Because truth is indeed stranger than fiction, I was appointed New York City’s first commissioner of immigrant affairs in 2002. My unique journey is possible only in America. But if the current push for immigration reform is successful, it can open up similar possibilities for the estimated 11 million undocumented immigrants in our country today.

Over the past few years, we have seen the bravery of young DREAMers and their activism as they come out of the shadows and advocate for change. Life, however, is not a series of brave anecdotes; being undocumented is mostly a silent and scary experience. I know this firsthand.
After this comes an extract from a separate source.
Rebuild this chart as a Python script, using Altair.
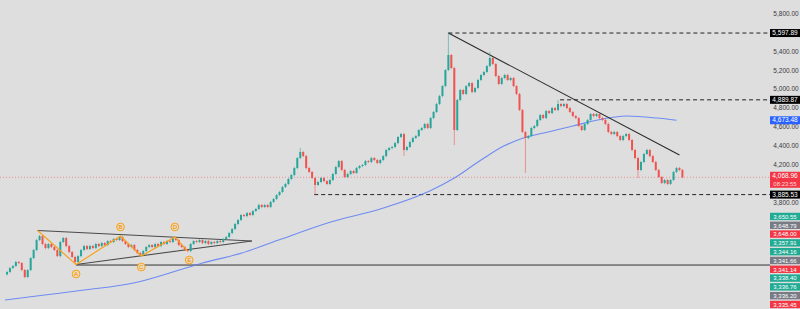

When I overstayed the visa, I somehow had to find my way to legal status and paid work. Instead of waiting until our families could join us at our wedding, my then-boyfriend and I married in a civil ceremony. I quickly found a job as an editorial assistant, passing up a desire to teach, which would have entailed waiting and bureaucracy for which I did not have the financial luxury. Like many others, I had to make choices I would not have made if I were not out of status. Unlike many others, that status lasted for a short time. I filled a newly created role at the Asia Society to work on Asian American community issues. From that role, I built a career out of immigrant integration, starting a youth organization in Queens and then being appointed a commissioner by New York City Mayor Mike Bloomberg.
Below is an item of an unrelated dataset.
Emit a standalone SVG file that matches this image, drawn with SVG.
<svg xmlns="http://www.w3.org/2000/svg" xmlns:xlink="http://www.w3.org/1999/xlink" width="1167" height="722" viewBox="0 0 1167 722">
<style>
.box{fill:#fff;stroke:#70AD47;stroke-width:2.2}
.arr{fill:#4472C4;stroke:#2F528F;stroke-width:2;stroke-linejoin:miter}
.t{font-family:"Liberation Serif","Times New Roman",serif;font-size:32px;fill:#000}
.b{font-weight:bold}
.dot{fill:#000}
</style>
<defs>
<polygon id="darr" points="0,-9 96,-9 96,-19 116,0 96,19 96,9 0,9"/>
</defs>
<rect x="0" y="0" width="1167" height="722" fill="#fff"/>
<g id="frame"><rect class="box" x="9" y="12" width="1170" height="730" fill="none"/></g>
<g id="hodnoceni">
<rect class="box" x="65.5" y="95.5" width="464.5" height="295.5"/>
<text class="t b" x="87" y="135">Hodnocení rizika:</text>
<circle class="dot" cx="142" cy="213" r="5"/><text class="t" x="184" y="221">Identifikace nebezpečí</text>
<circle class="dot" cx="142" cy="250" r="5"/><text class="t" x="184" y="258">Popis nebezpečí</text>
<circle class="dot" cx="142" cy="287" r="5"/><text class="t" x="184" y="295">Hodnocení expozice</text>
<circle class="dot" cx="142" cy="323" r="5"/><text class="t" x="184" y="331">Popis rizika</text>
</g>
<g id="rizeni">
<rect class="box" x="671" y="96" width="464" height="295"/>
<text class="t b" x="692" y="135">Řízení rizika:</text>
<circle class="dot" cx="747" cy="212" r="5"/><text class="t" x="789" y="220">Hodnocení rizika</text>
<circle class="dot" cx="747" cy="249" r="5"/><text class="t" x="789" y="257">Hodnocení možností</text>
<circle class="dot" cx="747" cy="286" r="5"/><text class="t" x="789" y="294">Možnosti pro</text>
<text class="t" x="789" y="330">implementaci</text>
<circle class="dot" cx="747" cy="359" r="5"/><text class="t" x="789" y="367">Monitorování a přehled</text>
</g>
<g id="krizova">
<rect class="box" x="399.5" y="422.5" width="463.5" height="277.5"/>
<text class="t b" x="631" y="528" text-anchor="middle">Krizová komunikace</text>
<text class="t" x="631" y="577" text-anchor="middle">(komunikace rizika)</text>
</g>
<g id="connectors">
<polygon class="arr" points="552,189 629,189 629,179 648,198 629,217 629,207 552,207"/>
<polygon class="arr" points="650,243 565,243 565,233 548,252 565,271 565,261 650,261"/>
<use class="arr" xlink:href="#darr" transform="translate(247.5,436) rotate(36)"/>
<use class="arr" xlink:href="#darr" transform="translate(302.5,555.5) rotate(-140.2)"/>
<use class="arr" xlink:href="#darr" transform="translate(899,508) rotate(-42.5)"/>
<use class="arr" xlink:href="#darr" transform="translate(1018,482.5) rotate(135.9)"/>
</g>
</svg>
I share kernels of my story with millions more in the United States today—preoccupying fear, nagging uncertainty, false choices. Along with them, I am deeply rooted in the United States, socially, economically, and culturally. That said, I have distinct advantages now—the ability to participate fully in the political process, to speak out freely against any injustice against me, to explore professional options and make choices based on my needs and desires rather than my immigration status.  I could live and work anywhere in the world. Yet, I make my life here, in a country that gave me the opportunity to do so, and opened up professional roads I never knew existed when I was a child. These fortunes did not come on a silver platter, and comprehensive immigration reform is not a free ride for our country’s undocumented immigrants. But, I believe they are prepared to pay the price for full citizenship—fines, learning English, waiting their turn. Our challenge is to make that price fair and reasonable.
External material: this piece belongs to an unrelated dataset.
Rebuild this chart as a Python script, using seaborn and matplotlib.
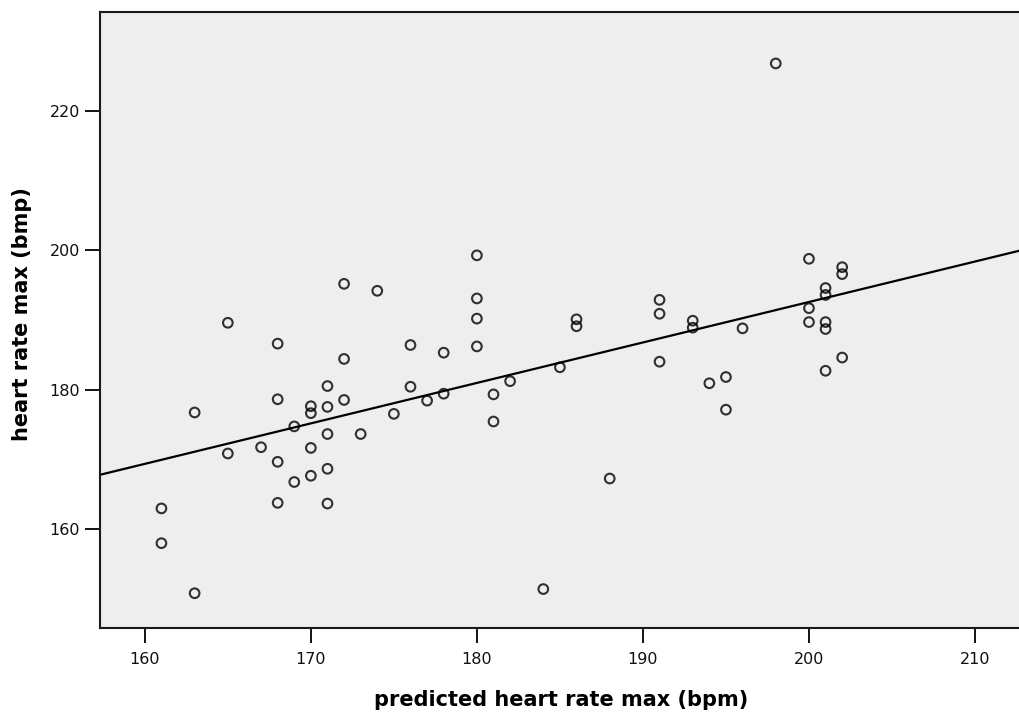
import numpy as np
import pandas as pd
import seaborn as sns
import matplotlib.pyplot as plt

# values
predicted_max = [161, 161, 163, 163, 165, 165, 167, 168, 168, 168, 168,
                 169, 169, 170, 170, 170, 170, 171, 171, 171, 171, 171,
                 172, 172, 172, 173, 174, 175, 176, 176, 177, 178, 178,
                 180, 180, 180, 180, 181, 181, 182, 184, 185, 186, 186,
                 188, 191, 191, 191, 193, 193, 194, 195, 195, 196, 198,
                 200, 200, 200, 201, 201, 201, 201, 201, 202, 202, 202]
measured_max = [162.9, 157.9, 176.7, 150.7, 189.6, 170.8, 171.7, 186.6, 178.6, 169.6, 163.7,
                174.7, 166.7, 177.6, 176.6, 171.6, 167.6, 180.5, 177.5, 173.6, 168.6, 163.6,
                195.2, 184.4, 178.5, 173.6, 194.2, 176.5, 186.4, 180.4, 178.4, 185.3, 179.4,
                199.3, 193.1, 190.2, 186.2, 179.3, 175.4, 181.2, 151.3, 183.2, 190.1, 189.1,
                167.2, 192.9, 190.9, 184.0, 189.9, 188.9, 180.9, 181.8, 177.1, 188.8, 226.9,
                198.8, 191.7, 189.7, 194.6, 193.6, 189.7, 188.7, 182.7, 197.6, 196.6, 184.6]

df = pd.DataFrame({'predicted': predicted_max, 'measured': measured_max})

sns.set_style('ticks')
plt.rcParams['font.family'] = ['DejaVu Sans']

fig = plt.figure(figsize=(10.19, 7.15), dpi=100)
ax = fig.add_axes([100 / 1019, 87 / 715, 1 - 100 / 1019, (628 - 12) / 715])
ax.set_facecolor('#eeeeee')
ax.set_xlim(157.3, 212.65)
ax.set_ylim(145.7, 234.3)

# scatter + least squares line, line runs across the whole axis
sns.regplot(data=df, x='predicted', y='measured', ax=ax, ci=None, truncate=False,
            scatter_kws=dict(s=48, facecolors='none', edgecolors='black', linewidths=1.5),
            line_kws=dict(color='black', lw=1.6))

ax.set_xlim(157.3, 212.65)
ax.set_ylim(145.7, 234.3)
ax.set_xticks([160, 170, 180, 190, 200, 210])
ax.set_yticks([160, 180, 200, 220])
ax.tick_params(direction='out', length=11, width=1.3, labelsize=11.5,
               colors='black', labelcolor='#111111')
ax.tick_params(axis='x', pad=6)
ax.tick_params(axis='y', pad=3.5)

for side in ['left', 'bottom', 'top']:
    ax.spines[side].set_linewidth(1.5)
    ax.spines[side].set_color('#1a1a1a')
ax.spines['right'].set_visible(False)

ax.set_xlabel('predicted heart rate max (bpm)', fontsize=15, fontweight='bold',
              color='black', va='center')
ax.set_ylabel('heart rate max (bmp)', fontsize=15, fontweight='bold',
              color='black', va='center')
ax.xaxis.set_label_coords(0.502, -0.117)
ax.yaxis.set_label_coords(-0.085, 0.51)

plt.savefig('out.png', dpi=100)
I stayed here because I could, but also because I believed in a particular vision of America—where equal opportunity is a reality and not simply a dream. Every day, I work on that vision of my country. Comprehensive immigration reform, with a timely and fair pathway to citizenship, is a giant leap forward toward a level playing field for all. Our country’s ability to pass transformational legislation to fix our immigration system will give me one more reason to be proud to be an American.